The U.S. Army Corps of Engineers reported that the oil leaked when workers were preparing a generating unit for maintenance.
The crews were not able to contain the spill as it moved into the turbulent waters below the dam and were forced to let it move downstream.
Six weeks ago, about 2,000 gallons of mineral oil containing a cancer-causing compound spilled into the river when a transformer cracked under the weight of the winter cold. About 1,300 gallons were eventually traced downstream from the dam, said Matt Rabe, a spokesman for the Portland district of the U.S. Army Corps.
That oil spill left a rainbow-hued streak 23 miles long as it traveled down the Columbia.
The Corps faced sharp criticism from environmental groups for not announcing the spill until the day after it occurred and for grossly underestimating its volume.

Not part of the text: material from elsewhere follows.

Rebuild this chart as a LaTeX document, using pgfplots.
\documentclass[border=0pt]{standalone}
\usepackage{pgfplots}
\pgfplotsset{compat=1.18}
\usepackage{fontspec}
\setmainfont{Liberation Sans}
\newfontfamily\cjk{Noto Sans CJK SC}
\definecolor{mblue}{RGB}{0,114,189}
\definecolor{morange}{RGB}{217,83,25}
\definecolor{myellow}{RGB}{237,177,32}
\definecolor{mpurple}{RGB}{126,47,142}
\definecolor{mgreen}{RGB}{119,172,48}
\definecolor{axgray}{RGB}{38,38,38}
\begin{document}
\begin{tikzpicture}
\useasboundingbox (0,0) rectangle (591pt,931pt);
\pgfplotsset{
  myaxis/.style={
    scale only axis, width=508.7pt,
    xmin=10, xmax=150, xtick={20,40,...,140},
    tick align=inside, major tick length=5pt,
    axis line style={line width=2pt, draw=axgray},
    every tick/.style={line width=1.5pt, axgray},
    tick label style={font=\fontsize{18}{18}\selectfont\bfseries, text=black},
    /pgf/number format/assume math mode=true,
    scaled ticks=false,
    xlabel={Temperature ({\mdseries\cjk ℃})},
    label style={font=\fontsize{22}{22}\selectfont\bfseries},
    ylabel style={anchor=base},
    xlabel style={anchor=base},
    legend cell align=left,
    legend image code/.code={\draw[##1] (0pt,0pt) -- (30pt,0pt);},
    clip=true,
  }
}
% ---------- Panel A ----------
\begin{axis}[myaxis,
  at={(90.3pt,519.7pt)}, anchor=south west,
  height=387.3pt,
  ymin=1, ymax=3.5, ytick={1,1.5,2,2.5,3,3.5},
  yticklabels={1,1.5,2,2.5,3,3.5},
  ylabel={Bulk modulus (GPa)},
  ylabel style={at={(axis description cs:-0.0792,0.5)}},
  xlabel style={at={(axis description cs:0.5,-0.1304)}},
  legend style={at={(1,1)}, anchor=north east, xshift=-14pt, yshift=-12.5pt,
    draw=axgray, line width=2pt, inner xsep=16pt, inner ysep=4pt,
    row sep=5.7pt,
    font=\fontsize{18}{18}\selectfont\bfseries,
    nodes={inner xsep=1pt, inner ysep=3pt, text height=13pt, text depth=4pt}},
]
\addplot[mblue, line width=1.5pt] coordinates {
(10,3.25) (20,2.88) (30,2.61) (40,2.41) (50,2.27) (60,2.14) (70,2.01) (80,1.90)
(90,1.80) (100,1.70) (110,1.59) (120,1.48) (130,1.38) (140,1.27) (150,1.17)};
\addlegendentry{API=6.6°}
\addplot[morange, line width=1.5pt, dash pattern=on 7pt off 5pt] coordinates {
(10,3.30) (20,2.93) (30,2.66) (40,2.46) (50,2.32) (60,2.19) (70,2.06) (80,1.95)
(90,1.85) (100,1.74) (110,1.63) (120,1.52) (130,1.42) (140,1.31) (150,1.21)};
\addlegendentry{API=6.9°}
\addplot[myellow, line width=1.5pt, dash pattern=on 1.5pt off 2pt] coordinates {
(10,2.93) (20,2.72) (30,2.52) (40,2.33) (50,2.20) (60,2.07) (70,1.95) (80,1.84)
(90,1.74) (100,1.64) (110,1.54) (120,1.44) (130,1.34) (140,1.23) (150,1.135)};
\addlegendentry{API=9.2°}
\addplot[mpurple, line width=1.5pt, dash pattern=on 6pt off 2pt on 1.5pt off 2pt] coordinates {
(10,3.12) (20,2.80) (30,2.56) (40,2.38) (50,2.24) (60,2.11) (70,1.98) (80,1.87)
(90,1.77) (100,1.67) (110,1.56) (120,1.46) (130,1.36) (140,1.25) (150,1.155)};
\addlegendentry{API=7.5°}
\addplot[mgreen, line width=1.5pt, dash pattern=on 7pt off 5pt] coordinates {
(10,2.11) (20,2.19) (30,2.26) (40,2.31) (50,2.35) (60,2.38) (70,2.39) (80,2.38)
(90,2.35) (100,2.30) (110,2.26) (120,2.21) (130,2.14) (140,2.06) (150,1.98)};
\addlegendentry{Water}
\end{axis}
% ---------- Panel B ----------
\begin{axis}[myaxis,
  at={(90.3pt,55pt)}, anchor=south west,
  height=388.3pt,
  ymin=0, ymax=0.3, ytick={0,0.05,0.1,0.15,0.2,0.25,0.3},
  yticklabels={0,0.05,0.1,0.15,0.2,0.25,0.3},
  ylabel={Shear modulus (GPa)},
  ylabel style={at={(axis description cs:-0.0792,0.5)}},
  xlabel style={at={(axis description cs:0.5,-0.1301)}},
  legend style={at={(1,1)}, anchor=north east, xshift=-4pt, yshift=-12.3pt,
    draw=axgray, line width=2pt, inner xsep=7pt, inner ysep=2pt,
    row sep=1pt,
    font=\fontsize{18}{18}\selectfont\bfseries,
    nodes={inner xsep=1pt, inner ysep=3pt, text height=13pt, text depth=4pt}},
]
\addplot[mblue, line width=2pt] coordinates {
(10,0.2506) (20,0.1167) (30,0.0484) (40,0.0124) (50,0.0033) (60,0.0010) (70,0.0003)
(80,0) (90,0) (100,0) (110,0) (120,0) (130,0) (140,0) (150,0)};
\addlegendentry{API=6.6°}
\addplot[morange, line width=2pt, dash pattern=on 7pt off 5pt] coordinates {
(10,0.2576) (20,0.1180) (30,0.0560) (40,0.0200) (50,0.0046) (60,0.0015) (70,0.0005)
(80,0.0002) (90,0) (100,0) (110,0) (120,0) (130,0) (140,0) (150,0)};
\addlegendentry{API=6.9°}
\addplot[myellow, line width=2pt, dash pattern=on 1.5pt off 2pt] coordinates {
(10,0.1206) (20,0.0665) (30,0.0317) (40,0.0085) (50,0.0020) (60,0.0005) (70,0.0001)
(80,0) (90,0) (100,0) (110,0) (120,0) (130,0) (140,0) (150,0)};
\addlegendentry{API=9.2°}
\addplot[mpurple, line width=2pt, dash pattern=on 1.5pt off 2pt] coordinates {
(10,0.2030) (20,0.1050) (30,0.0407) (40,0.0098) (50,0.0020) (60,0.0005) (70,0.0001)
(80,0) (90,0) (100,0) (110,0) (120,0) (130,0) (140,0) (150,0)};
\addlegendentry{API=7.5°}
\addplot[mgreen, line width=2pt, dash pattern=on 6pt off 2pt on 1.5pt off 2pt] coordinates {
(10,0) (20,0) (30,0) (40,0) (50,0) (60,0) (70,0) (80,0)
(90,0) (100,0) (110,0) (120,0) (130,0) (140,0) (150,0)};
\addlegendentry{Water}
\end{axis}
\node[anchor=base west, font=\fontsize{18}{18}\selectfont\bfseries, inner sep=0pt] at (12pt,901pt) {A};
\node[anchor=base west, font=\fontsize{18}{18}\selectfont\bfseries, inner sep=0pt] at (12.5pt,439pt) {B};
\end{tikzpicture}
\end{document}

Agency officials initially reported that 75 gallons of oil had leaked into the river - a figure which was then amended to 1,000 gallons, then 2,250 gallons over the subsequent days.

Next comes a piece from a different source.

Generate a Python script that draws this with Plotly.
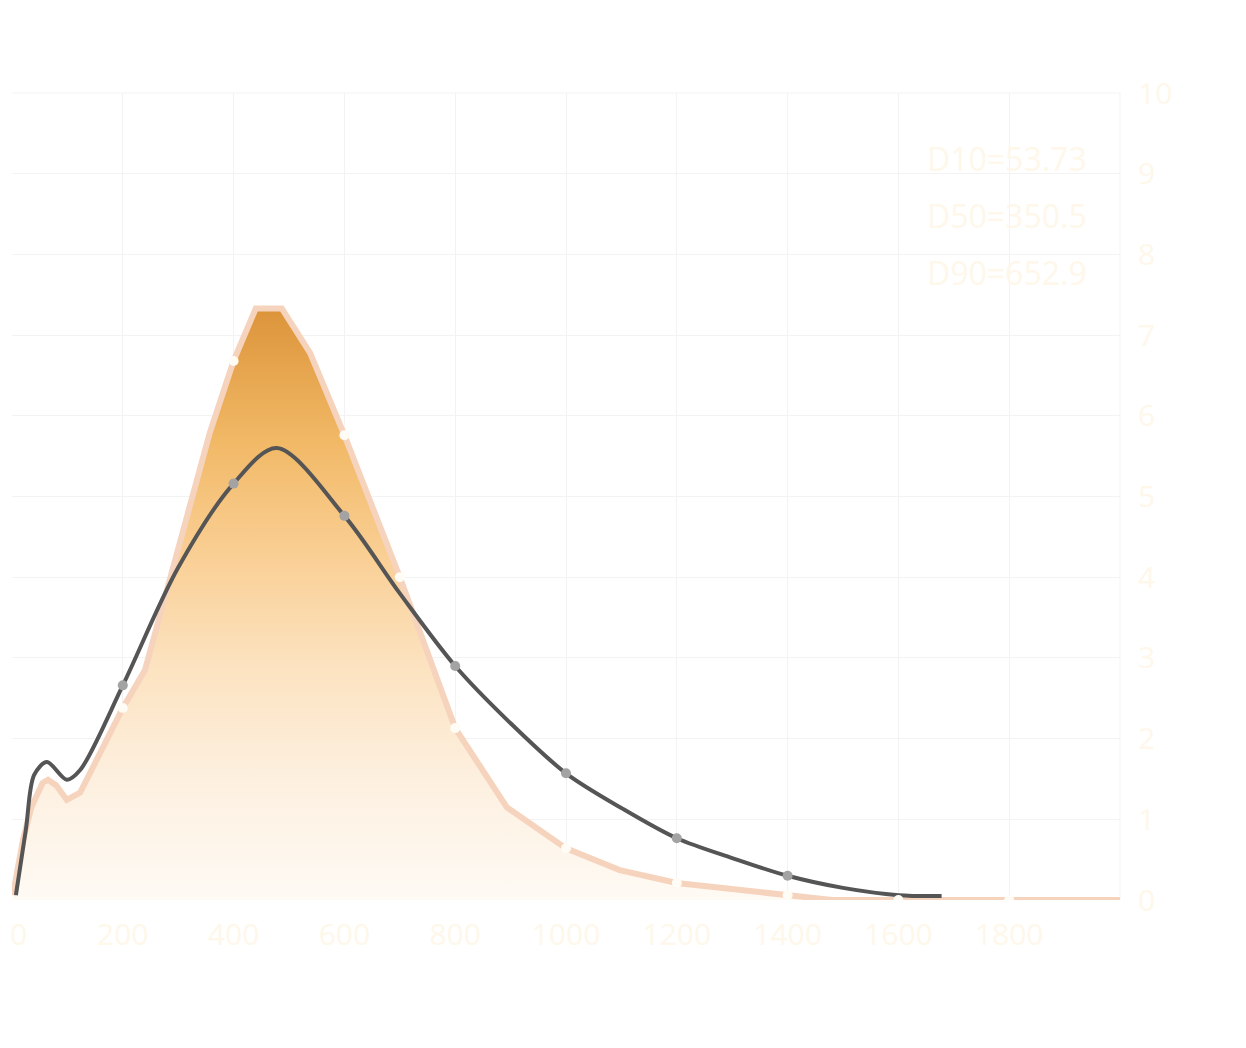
import plotly.graph_objects as go

# ---- data ----
size_x = [0, 20, 35, 45, 55, 65, 80, 99, 123, 200, 240, 288, 357, 400, 440, 487, 538,
          600, 700, 800, 893, 1000, 1097, 1200, 1400, 1480, 1600, 1800, 2000]
size_y = [0, 0.75, 1.15, 1.32, 1.45, 1.49, 1.42, 1.24, 1.33, 2.38, 2.85, 4.05, 5.79, 6.68,
          7.33, 7.33, 6.78, 5.76, 4.0, 2.13, 1.15, 0.64, 0.37, 0.21, 0.06, 0.0, 0.0, 0.0, 0.0]
size_marked = [0, 200, 400, 600, 700, 800, 1000, 1200, 1400, 1600, 1800]

curve_x = [7, 25, 40, 63, 99, 123, 200, 300, 400, 478, 600,
           700, 800, 900, 1000, 1100, 1200, 1300, 1400, 1500, 1600, 1678]
curve_y = [0.06, 0.87, 1.55, 1.71, 1.49, 1.61, 2.66, 4.12, 5.16, 5.6, 4.76,
           3.8, 2.9, 2.19, 1.57, 1.14, 0.765, 0.52, 0.30, 0.15, 0.06, 0.05]
curve_marked = [200, 400, 600, 800, 1000, 1200, 1400]

x_ticks = [0, 200, 400, 600, 800, 1000, 1200, 1400, 1600, 1800]
y_ticks = [0, 1, 2, 3, 4, 5, 6, 7, 8, 9, 10]
stats_labels = ["D10=53.73", "D50=350.5", "D90=652.9"]

PALE = "#fef7ea"
GRID = "#f3f3f3"
TICKFONT = dict(family="Open Sans", size=30, color=PALE)

fig = go.Figure()

fig.add_trace(go.Scatter(
    x=size_x, y=size_y, mode="lines",
    line=dict(color="#f6d3bd", width=6, shape="linear"),
    fill="tozeroy",
    fillgradient=dict(
        type="vertical", start=0, stop=max(size_y),
        colorscale=[[0.0, "#fefaf4"], [0.2, "#fdf0e0"], [0.4, "#fce2bf"],
                    [0.6, "#f9cd90"], [0.78, "#f1b865"], [1.0, "#dc943a"]],
    ),
    hoverinfo="skip", showlegend=False,
))

fig.add_trace(go.Scatter(
    x=curve_x, y=curve_y, mode="lines",
    line=dict(color="#555555", width=4, shape="spline", smoothing=0.9),
    hoverinfo="skip", showlegend=False,
))

cm = [(x, y) for x, y in zip(curve_x, curve_y) if x in curve_marked]
fig.add_trace(go.Scatter(
    x=[p[0] for p in cm], y=[p[1] for p in cm], mode="markers",
    marker=dict(color="#a3a3a3", size=10),
    hoverinfo="skip", showlegend=False,
))

sm = [(x, y) for x, y in zip(size_x, size_y) if x in size_marked]
fig.add_trace(go.Scatter(
    x=[p[0] for p in sm], y=[p[1] for p in sm], mode="markers",
    marker=dict(color="#fffbf5", size=10),
    hoverinfo="skip", showlegend=False,
))

for i, t in enumerate(stats_labels):
    fig.add_annotation(
        x=0.824, xref="paper", xanchor="left",
        y=1 - (65 + 57 * i) / 807, yref="paper", yanchor="middle",
        text=t, showarrow=False,
        font=dict(family="Open Sans", size=32, color=PALE),
    )

# first x tick label placed so it stays inside the page
fig.add_annotation(
    x=x_ticks[0], xref="x", xanchor="left", xshift=-4,
    y=0, yref="paper", yanchor="top", yshift=-11,
    text=str(x_ticks[0]), showarrow=False, font=TICKFONT,
)

fig.update_layout(
    width=1246, height=1048,
    margin=dict(l=4, r=134, t=85, b=156),
    paper_bgcolor="white", plot_bgcolor="white",
    font=dict(family="Open Sans", size=30, color=PALE),
    xaxis=dict(
        range=[0, 2000], tickmode="array", tickvals=x_ticks,
        ticktext=["" if v == x_ticks[0] else str(v) for v in x_ticks],
        showgrid=True, gridcolor=GRID, gridwidth=1,
        zeroline=False, showline=False, ticks="", automargin=False,
        ticklabelstandoff=14, ticklabeloverflow="allow",
        tickfont=TICKFONT,
    ),
    yaxis=dict(
        range=[0, 10], side="right", tickmode="array", tickvals=y_ticks,
        ticktext=[str(v) for v in y_ticks],
        showgrid=True, gridcolor=GRID, gridwidth=1,
        zeroline=False, showline=False, ticks="", automargin=False,
        ticklabelstandoff=17, ticklabeloverflow="allow",
        tickfont=TICKFONT,
    ),
    shapes=[
        dict(type="line", xref="paper", yref="paper", x0=1, x1=1, y0=0, y1=1,
             line=dict(color=GRID, width=1), layer="below"),
        dict(type="line", xref="paper", yref="paper", x0=0, x1=1, y0=1, y1=1,
             line=dict(color=GRID, width=1), layer="below"),
    ],
)

fig.write_html("out.html")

Brent Foster, attorney for Columbia Riverkeeper, called Monday's spill "incredible and disconcerting."
He stressed the earlier spill could have been prevented - and the more recent occurrence is an indication that emergency procedures have not been implemented.
A panel of experts set up by the Corps in February found that the spill could indeed have been prevented.
The panelists concluded that old equipment and lax maintenance and inspection procedures contributed to the Jan. 15 incident.
Foster said that emergency procedures, agreed upon by the Corps in consultation with Columbia Riverkeeper following the January spill, called for the agency to name the maximum volume of the container from which the spill came from at the time of its occurrence.
"We want to know what the worst case scenario is - not what they think got into the river," said Foster, referring to the 15 gallon figure.
Rabe said, though, that the 15 gallons were the worst case scenario.
"The 15 is high," he said Tuesday morning. "We believe that a gallon actually got into the river this time. We are figuring high, and we will amend that number as more information becomes available."
In January, the final 2,250 figure was achieved by draining the malfunctioning transformer and calculating how much had been released based on how much volume was left.
"The Corps is still in the process of upgrading its spill response procedures following a Jan. 15 mineral oil spill," Rabe said.